Ardakani apresentou documentos para recorrer da decisão da Suprema Corte e foi instruído a retornar ao tribunal em 7 de janeiro. Mas, enquanto viajava para lá, ouviu que Hosseini havia sido enforcado.

O advogado foi posteriormente detido pelas autoridades e está em liberdade sob fiança.

Uma fonte disse ao serviço persa da BBC que ele enfrentou uma acusação do promotor de Karaj relacionada ao seu tuíte, alegando que Hosseini foi torturado.

Sem alternativa

Grupos de direitos humanos criticam o sistema judicial do Irã por confiar em “confissões forçadas”.

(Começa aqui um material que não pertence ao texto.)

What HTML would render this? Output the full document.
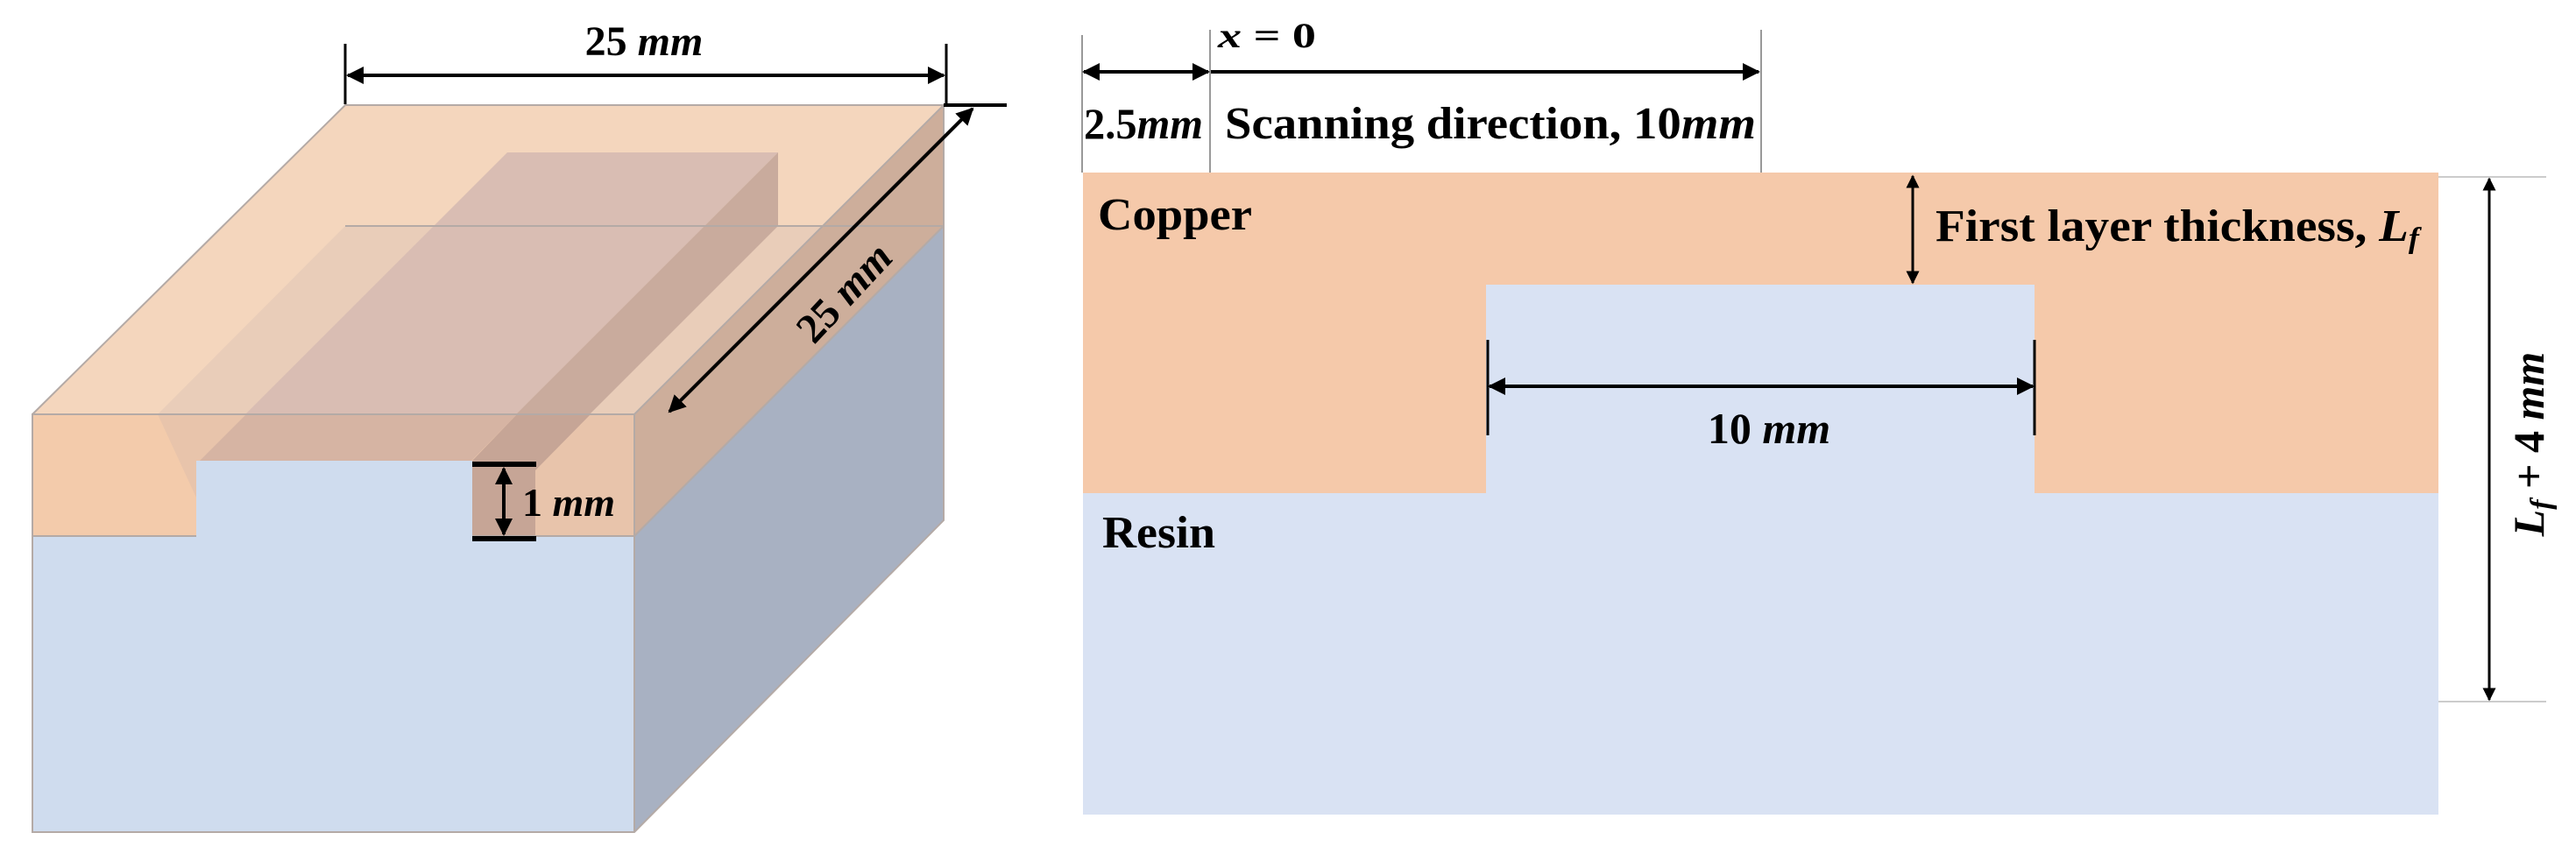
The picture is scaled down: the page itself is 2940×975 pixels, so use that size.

Uma fonte disse ao serviço persa da BBC que os advogados nomeados pelo Estado agem efetivamente como “interrogadores” durante os julgamentos, aumentando a pressão sobre os acusados, em vez de defendê-los.

O Iran Human Rights relata que pelo menos 109 manifestantes estão atualmente em risco de execução, tendo sido condenados à morte ou acusados ​​de crimes capitais. A ONG conseguiu verificar a idade de 60 desses manifestantes e, nesse grupo, a média de idade é de 27 anos, com três menores de 18 anos.

Depois que Seyed Mohammad Hosseini e Mohammad Mehdi Karami foram enforcados, países ocidentais e grupos de direitos humanos exigiram que o Irã suspendesse imediatamente as execuções.

Mas, uma semana depois, a Justiça iraniana anunciou que havia enforcado Alireza Akbari, cidadão britânico-iraniano, um ex-alto funcionário do Ministério da Defesa iraniano condenado por espionagem para o Reino Unido.

Em uma gravação de áudio obtida pelo serviço persa da BBC na semana passada, Akbari alegou ter sido torturado e forçado a “confessar” crimes que não cometeu.

Enquanto isso, outro símbolo comovente do movimento de protesto foi compartilhado nas redes sociais.

Um vídeo mostrou Maashalah Karami ajoelhado no túmulo de seu filho, vestindo o que parece ser o suéter amarelo do jovem.

Ele é visto segurando uma foto de seu filho em uma das mãos e agarra sua própria garganta com a outra, imitando uma forca.